Meeting requirements to fly to the US is not a valid excuse. The US can dictate what needs to be done, but not how it needs to be done on sovereign soil. I think KQ can afford ground nuts or any other locally grown snacks to leave on the ”kitchen counter” for those who cannot bear fourteen hours on two meals. Passengers do not expect a flying restaurant, but a hunger strike may be the last thing on their minds as well. Basic human dignity and decency goes a long way in buying customer loyalty.

And let Kenya Airports Authority not be lazy on this one, they can take a lesson from France on their regulations regarding foodstuff that are about to expire from supermarkets. That is what nations that care about humanity do – ensuring that food does not go to waste when there is a possibility of some people sleeping hungry.

Kenya wants success, so we must adopt a holistically coordinated approach to address issues, not antagonism.

I had no idea a Dreamliner can have such a small toilet, or maybe I need to be a size zero. In any case, I am not particularly claustrophobic, but anything one does in such a small space can be a mess. So imagine if no one pays attention to that facility for 14 hours!

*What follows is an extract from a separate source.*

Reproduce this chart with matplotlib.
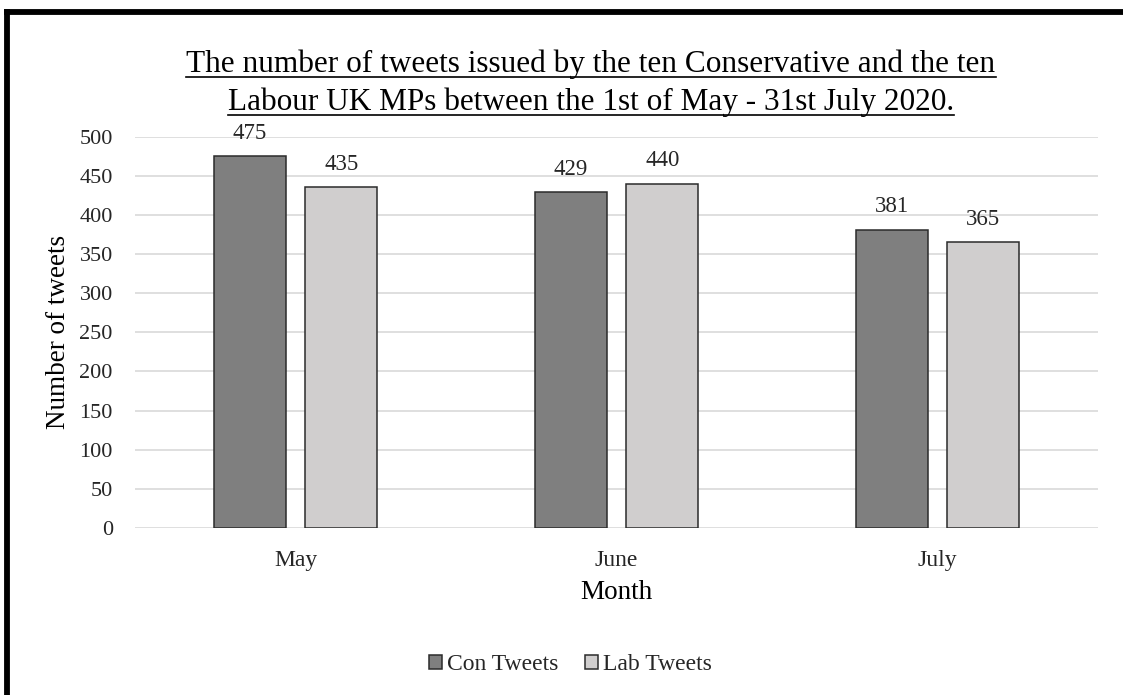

How does KQ use the data they collect from passengers when they are checking or booking online? Many airlines take this opportunity to carry out customer’s satisfaction surveys. It would be expected that such surveys would be mandatory on a new route. But not our good old KQ.

Many airlines will include questions on airport services that are rendered by the governments of their nations, as a way to ensure a holistic customer experience. Should KQ do a survey, they have a responsibility to put questions that affect passengers that are related to the operations of KAA at the airport. After all, one of the added values of this intercontinental flight is to make JKIA a connection hub for Africans going to the United States.

The opinion of customers may not matter, but to rephrase Richard Branson, KQ should not be embarrassed by their shortcomings. They should learn from them!